We did get to see a new sub-alliance this week, if only for its comedic value. While their coconut crab scam is fraught with island ethical issues, the illicit rush has, no doubt, stimulated the pair’s relationship. Gervase and Tyson have just become the season’s best showmance since Marissa staked her claim as Candice’s big spoon. (Sorry Arson, you’re coming a distant third.) The loss of their loved ones sealed the deal, but in personality, these two jokers are a natural fit for each other. I don’t think we’re going to see them buddying up with Laura Boneham over the loss of Rupert.

Instead the absent loved ones gives a pointer for how the game dynamic between these two will work. In the Don’t Say Anything alliance, they’re the only ones who have lost their partners (though Monica is on the verge of joining that club). While the agreement in this alliance was final five, they must all be aware of their counterparts on Galang. When everybody else in their alliance has a potential vote in their back pocket, ready for the endgame, Tyson and Gervase are disadvantaged. Forming their own voting bloc acts as compensation, though as the numbers on Tadhana drop, they’ll have less motivation to stick together.

It was another mixed episode for Tyson. His shoulder seems to be getting better which is good, but by taking an active role in every part of the challenge with only one arm, surely he makes himself an even bigger physical threat? Perhaps his plan is to play up his injury until the end-game, and then throw off the sling and go on an immunity tear. Whatever happens, the players have got to be thinking of the underdog story that the one-armed handicap gives him for the final Tribal Council. Even so, he’s keeping his focus, and despite choosing him almost at random, I’m feeling pretty good about my pre-season pick to win!

One issue I am about to close the book on is the temptation for Galang to throw challenges. Colton quit, so they’ve lost the one person who was causing trouble at camp, and everybody with loved ones on Tadhana seems to have come to terms with competing against them. In Entertainment Weekly’s deleted scene, Tina says that she thinks Katie must be in a strong alliance if she’s still there. I wouldn’t be surprised if everybody has convinced themselves of that by this point. It will be interesting to see if Brad’s exit shakes anybody’s conviction, but I’m guessing not. Even if Kat or Aras suddenly panic that Vytas and Hayden could be in danger, Tyson, Gervase, Monica and Laura Boneham are all motivated to keep winning. It’s difficult to imagine a challenge where at least one of those four would not be involved in each stage.
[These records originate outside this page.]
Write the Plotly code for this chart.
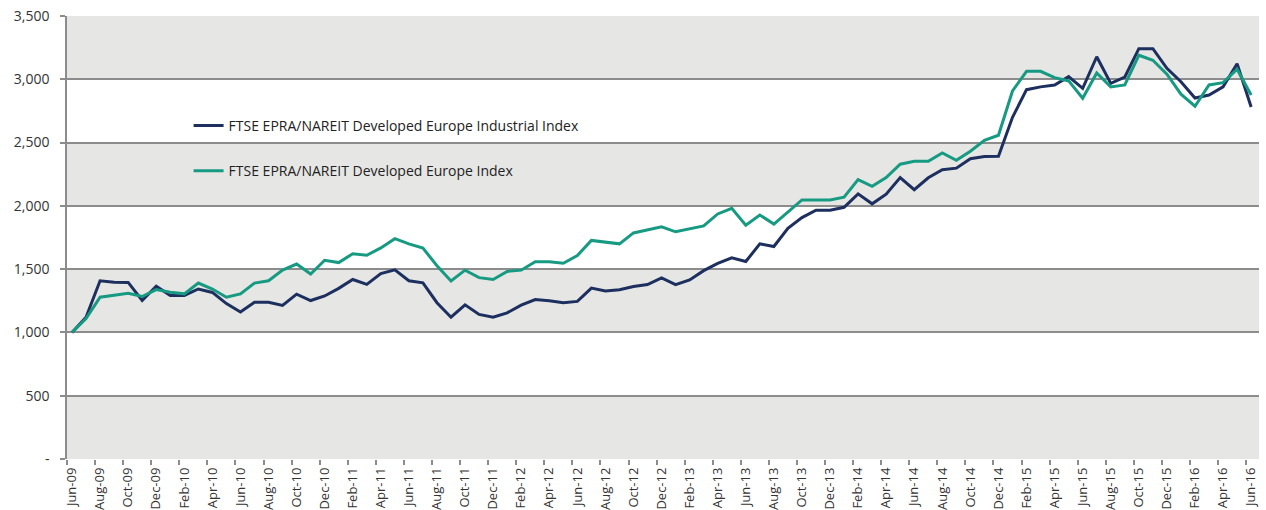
import plotly.graph_objects as go
import pandas as pd

months = pd.date_range("2009-06-01", "2016-06-01", freq="MS").strftime("%b-%y").tolist()

industrial = [1000, 1120, 1408, 1397, 1395, 1252, 1365, 1292, 1292, 1343,
              1316, 1228, 1162, 1239, 1239, 1213, 1302, 1252, 1288, 1348,
              1418, 1380, 1465, 1495, 1408, 1392, 1235, 1120, 1218, 1142,
              1120, 1155, 1215, 1260, 1250, 1235, 1245, 1350, 1328, 1338,
              1363, 1378, 1430, 1378, 1415, 1488, 1545, 1589, 1560, 1700,
              1679, 1822, 1907, 1966, 1966, 1989, 2095, 2016, 2092, 2224,
              2128, 2222, 2285, 2298, 2373, 2390, 2392, 2700, 2918, 2940,
              2955, 3021, 2928, 3178, 2968, 3018, 3242, 3242, 3087, 2981,
              2852, 2876, 2940, 3123, 2781]

europe = [1000, 1110, 1278, 1291, 1309, 1284, 1338, 1317, 1305, 1390,
          1343, 1278, 1304, 1390, 1408, 1492, 1540, 1461, 1570, 1552,
          1622, 1610, 1668, 1741, 1700, 1666, 1527, 1406, 1492, 1433,
          1418, 1482, 1492, 1559, 1559, 1546, 1607, 1727, 1714, 1700,
          1786, 1813, 1834, 1795, 1821, 1842, 1936, 1981, 1848, 1928,
          1856, 1954, 2047, 2047, 2047, 2068, 2208, 2155, 2224, 2329,
          2352, 2352, 2418, 2360, 2431, 2518, 2558, 2908, 3063, 3063,
          3013, 2987, 2850, 3050, 2940, 2955, 3190, 3150, 3040, 2882,
          2787, 2955, 2973, 3080, 2876]

y_ticks = [0, 500, 1000, 1500, 2000, 2500, 3000, 3500]
y_ticktext = ["-", "500", "1,000", "1,500", "2,000", "2,500", "3,000", "3,500"]
gray_bands = [(0, 500), (1000, 1500), (2000, 2500), (3000, 3500)]

NAVY = "#1c2f5e"
TEAL = "#179a82"
FONT = "Open Sans"

x = list(range(len(months)))

fig = go.Figure()
fig.add_trace(go.Scatter(x=x, y=industrial, mode="lines",
                         name="FTSE EPRA/NAREIT Developed Europe Industrial Index",
                         line=dict(color=NAVY, width=3), legend="legend"))
fig.add_trace(go.Scatter(x=x, y=europe, mode="lines",
                         name="FTSE EPRA/NAREIT Developed Europe Index",
                         line=dict(color=TEAL, width=3), legend="legend2"))

for lo, hi in gray_bands:
    fig.add_shape(type="rect", xref="paper", yref="y", x0=0, x1=1, y0=lo, y1=hi,
                  fillcolor="#e6e6e5", line=dict(width=0), layer="below")

legend_common = dict(bgcolor="rgba(0,0,0,0)", font=dict(family=FONT, size=14, color="#222222"),
                     xanchor="left", yanchor="middle", borderwidth=0)

fig.update_layout(
    width=1266, height=510,
    margin=dict(l=67, r=7, t=16, b=51, autoexpand=False),
    paper_bgcolor="white", plot_bgcolor="white",
    showlegend=True,
    legend=dict(x=0.102, y=0.752, **legend_common),
    legend2=dict(x=0.102, y=0.650, **legend_common),
    xaxis=dict(range=[-0.356, 84.56], tickvals=x[::2], ticktext=months[::2],
               tickangle=-90, ticks="", showgrid=False, zeroline=False,
               showline=False, automargin=False, ticklabelstandoff=5,
               tickfont=dict(family=FONT, size=13, color="#333333"),
               minor=dict(tick0=-0.356, dtick=2, ticks="outside", ticklen=5,
                          tickcolor="#8c8c8c", tickwidth=1.5, showgrid=False)),
    yaxis=dict(range=[0, 3500], tickvals=y_ticks, ticktext=y_ticktext,
               ticks="outside", ticklen=5, tickcolor="#8c8c8c", tickwidth=1.5,
               showgrid=True, gridcolor="#8c8c8c", gridwidth=1.5,
               zeroline=False, showline=True, linecolor="#8c8c8c", linewidth=1.5,
               automargin=False, ticklabelstandoff=8,
               tickfont=dict(family=FONT, size=14, color="#333333")),
)

fig.write_html("out.html", config={"displayModeBar": False},
               post_script="document.body.style.margin='0';document.body.style.overflow='hidden';")
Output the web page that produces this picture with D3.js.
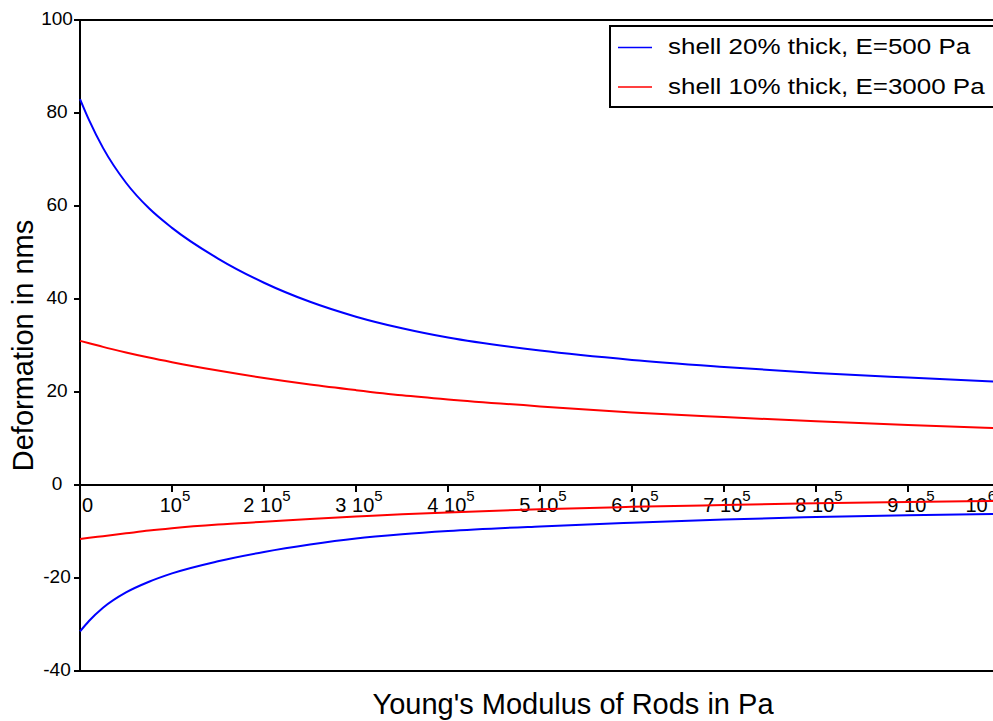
<!DOCTYPE html>
<html>
<head>
<meta charset="utf-8">
<script src="https://cdn.jsdelivr.net/npm/d3@7"></script>
<style>
  body { margin: 0; background: #fff; }
  svg { display: block; font-family: "Liberation Sans", Arial, Helvetica, sans-serif; }
</style>
</head>
<body>
<svg id="chart" width="993" height="721"></svg>
<script>
// Young's modulus of the rods (Pa), sample positions
const modulus = [0, 10000, 25000, 50000, 75000, 100000, 150000, 200000, 250000, 300000,
                 350000, 400000, 500000, 600000, 700000, 800000, 900000, 1000000];

// Shell 20% thick, E = 500 Pa (outward and inward deformation, nm)
const thick20Upper = [83, 78.4, 72.5, 65, 59.5, 55.3, 48.7, 43.5, 39.4, 36.2, 33.7, 31.7, 28.9, 26.9, 25.4, 24.1, 23.1, 22.2];
const thick20Lower = [-31.5, -29.2, -26.4, -23.1, -20.8, -19, -16.4, -14.4, -12.8, -11.5, -10.6, -9.9, -8.9, -8.1, -7.4, -6.9, -6.5, -6.2];

// Shell 10% thick, E = 3000 Pa
const thick10Upper = [31, 30.5, 29.7, 28.5, 27.4, 26.4, 24.6, 23, 21.6, 20.4, 19.3, 18.4, 16.9, 15.6, 14.6, 13.7, 12.9, 12.2];
const thick10Lower = [-11.6, -11.35, -11, -10.4, -9.8, -9.3, -8.5, -7.9, -7.3, -6.8, -6.3, -5.9, -5.2, -4.7, -4.3, -3.95, -3.65, -3.4];

const seriesNames = ["shell 20% thick, E=500 Pa", "shell 10% thick, E=3000 Pa"];
const seriesColors = ["#0000ff", "#ff0000"];

const yTicks = [-40, -20, 0, 20, 40, 60, 80, 100];
const xTicks = [0, 100000, 200000, 300000, 400000, 500000, 600000, 700000, 800000, 900000, 1000000];
const xTickLabels = ["0", "10^5", "2 10^5", "3 10^5", "4 10^5", "5 10^5", "6 10^5", "7 10^5", "8 10^5", "9 10^5", "10^6"];

const xTitle = "Young's Modulus of Rods in Pa";
const yTitle = "Deformation in nms";

const svg = d3.select("#chart");
const plotLeft = 80, plotRight = 1000, plotTop = 20, plotBottom = 671;

const x = d3.scaleLinear().domain([0, 1000000]).range([plotLeft, plotRight]);
const y = d3.scaleLinear().domain([-40, 100]).range([plotBottom, plotTop]);

// Frame: left, top and bottom edges
svg.append("g")
  .attr("stroke", "#000").attr("stroke-width", 2).attr("fill", "none")
  .selectAll("line")
  .data([[plotLeft, plotTop, plotLeft, plotBottom],
         [plotLeft - 1, plotTop, plotRight, plotTop],
         [plotLeft - 1, plotBottom, plotRight, plotBottom]])
  .join("line")
  .attr("x1", d => d[0]).attr("y1", d => d[1])
  .attr("x2", d => d[2]).attr("y2", d => d[3]);

// Left axis ticks and labels
const yAxis = svg.append("g");
yAxis.selectAll("line.tick")
  .data(yTicks)
  .join("line")
  .attr("class", "tick")
  .attr("x1", plotLeft - 6).attr("x2", plotLeft)
  .attr("y1", d => y(d)).attr("y2", d => y(d))
  .attr("stroke", "#000").attr("stroke-width", 2);
yAxis.selectAll("text")
  .data(yTicks)
  .join("text")
  .attr("x", 57)
  .attr("y", d => y(d) - 1.5)
  .attr("text-anchor", "middle")
  .attr("dominant-baseline", "central")
  .attr("font-size", 19)
  .attr("fill", "#000")
  .text(d => d);

// Horizontal axis through zero
const xAxis = svg.append("g");
xAxis.append("line")
  .attr("x1", plotLeft - 6).attr("x2", plotRight)
  .attr("y1", y(0)).attr("y2", y(0))
  .attr("stroke", "#000").attr("stroke-width", 2);
xAxis.selectAll("line.tick")
  .data(xTicks)
  .join("line")
  .attr("class", "tick")
  .attr("x1", d => x(d)).attr("x2", d => x(d))
  .attr("y1", y(0)).attr("y2", y(0) + 7)
  .attr("stroke", "#000").attr("stroke-width", 2);

const labels = xAxis.selectAll("text")
  .data(xTicks)
  .join("text")
  .attr("y", y(0) + 27)
  .attr("text-anchor", "middle")
  .attr("font-size", 20)
  .attr("fill", "#000");
labels.each(function (d, i) {
  const parts = xTickLabels[i].split("^");
  const t = d3.select(this);
  t.append("tspan").text(parts[0]);
  if (parts.length > 1) {
    t.append("tspan").attr("dy", -11).attr("font-size", 15).text(parts[1]);
  }
  const w = this.getComputedTextLength();
  let cx = x(d) + 3;
  if (cx - w / 2 < plotLeft + 2) cx = plotLeft + 2 + w / 2;
  if (cx + w / 2 > plotRight - 4) cx = plotRight - 4 - w / 2;
  t.attr("x", cx);
});

// Curves
const line = d3.line()
  .x((d, i) => x(modulus[i]))
  .y(d => y(d))
  .curve(d3.curveMonotoneX);

const curves = [
  { values: thick20Upper, color: seriesColors[0] },
  { values: thick20Lower, color: seriesColors[0] },
  { values: thick10Upper, color: seriesColors[1] },
  { values: thick10Lower, color: seriesColors[1] }
];
svg.append("g").selectAll("path")
  .data(curves)
  .join("path")
  .attr("d", d => line(d.values))
  .attr("fill", "none")
  .attr("stroke", d => d.color)
  .attr("stroke-width", 2);

// Axis titles
svg.append("text")
  .attr("x", 573).attr("y", 714)
  .attr("text-anchor", "middle")
  .attr("font-size", 29)
  .attr("fill", "#000")
  .text(xTitle);

svg.append("text")
  .attr("transform", `translate(33, ${(plotTop + plotBottom) / 2}) rotate(-90)`)
  .attr("text-anchor", "middle")
  .attr("font-size", 29)
  .attr("fill", "#000")
  .text(yTitle);

// Legend
const legend = svg.append("g");
legend.append("rect")
  .attr("x", 610).attr("y", 26)
  .attr("width", 400).attr("height", 81)
  .attr("fill", "#fff")
  .attr("stroke", "#000").attr("stroke-width", 2);
const rows = legend.selectAll("g.row")
  .data(seriesNames)
  .join("g")
  .attr("class", "row")
  .attr("transform", (d, i) => `translate(0, ${i * 39.5})`);
rows.append("line")
  .attr("x1", 618).attr("x2", 652)
  .attr("y1", 47.5).attr("y2", 47.5)
  .attr("stroke", (d, i) => seriesColors[i])
  .attr("stroke-width", 1.6);
rows.append("text")
  .attr("transform", "translate(668, 54) scale(1.18, 1)")
  .attr("font-size", 22)
  .attr("fill", "#000")
  .text(d => d);
</script>
</body>
</html>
I suspect the unspoken thought around the Galang campfire is that it’s easier to weaken a threat by annihilating Tadhana and their loved ones than it is to go against them directly. Gervase and Tyson may be wary of Aras, but with any luck, Vytas will be voted off before the merge anyway, saving them any strain on their alliance. Certainly, at the rate we’re going, we could be looking at only a couple of players being reunited with their loved ones (or even less if Candice returns from Redemption Island and Caleb doesn’t get voted out).

That would be a terribly anticlimactic end to the Blood vs. Water concept. We’ve got enough players that we should still get plenty of excitement, but it will leave a number of issues unexplored. Yet again, I’m left imploring the producers to find a way to stop the Ulonging! At least the players themselves are attacking the game with vigor. It may be too early to say how smart they’re playing, but they’re playing hard (which isn’t necessarily the wrong thing), and for the entertainment that that’s bringing us, I thank them!